Serge Boupda, a Cameroonian whose fintech startup recently raised millions, has become one of the faces of “Tech” in Africa.
Boupda founded his now famous fintech company, Diool, in a bid to counter cash flow problems in his home country, Cameroon.
However, what started as a simple alternative means of payment for the Cameroonian people has seemingly grown beyond expectations, raising millions of dollars in the process.
According to Face2Faceafrica, Diool recently signed over 2,000 merchants who have performed transactions worth at least $120 million.
“Diool is a digital platform whose aim is to allow merchants to pay their suppliers or to be paid by their customers whatever the means of payment used by the latter,” Boupda said.

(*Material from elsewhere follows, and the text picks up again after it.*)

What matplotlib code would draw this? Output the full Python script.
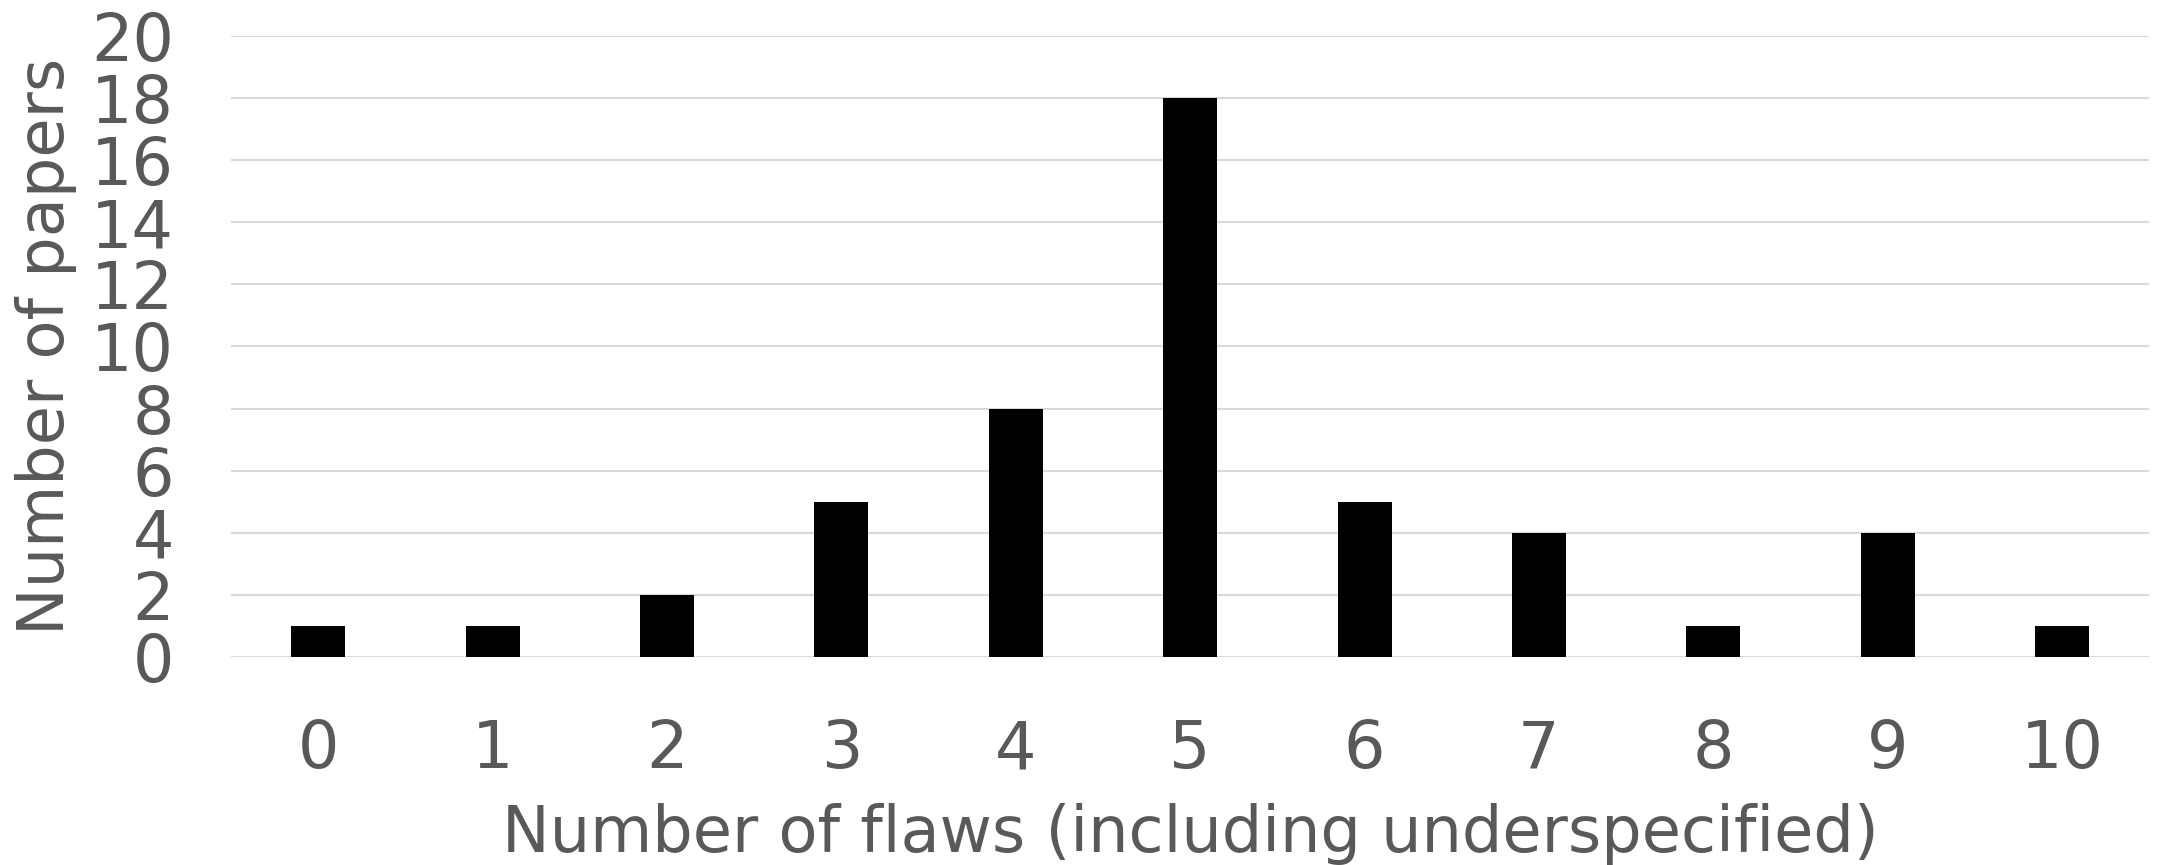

Interestingly, Boupda’s reason for founding Diool was out of his frustration of having to always carry large amounts of cash in Cameroon. He recounted how frustrated he got whenever he visited Cameroon from Europe.
While Europe was a relatively cashless society, Boupda had to return to Cameroon where he found vendors who preferred to be paid with cash.
“In Europe, where I was living, there are so many means of payment – credit cards, cheques, etc. – that one can use. I rarely had an occasion to pay with cash,” Boupda said.
He explained that he found things to be different in Cameroon where “only cash payments were accepted.”
This increasing frustration and the need to find a lasting solution led Boupda to create a platform that could ease the burden of having to always carry cash in Cameroon.
Before starting his now successful fintech startup, Serge Boupda had a good job, one that afforded him a pleasant life in Europe. Regardless, he became convinced that something had to be done about the issues he encountered in Cameroon.
Serge Boupda raised $3.5 million in February 2021, indicating that his firm is indeed a success. Also worth noting is that Boupda’s Diool became the third francophone startup to raise over a million dollars in less than a year.
The tech CEO is now looking into expanding his operations to other West African countries.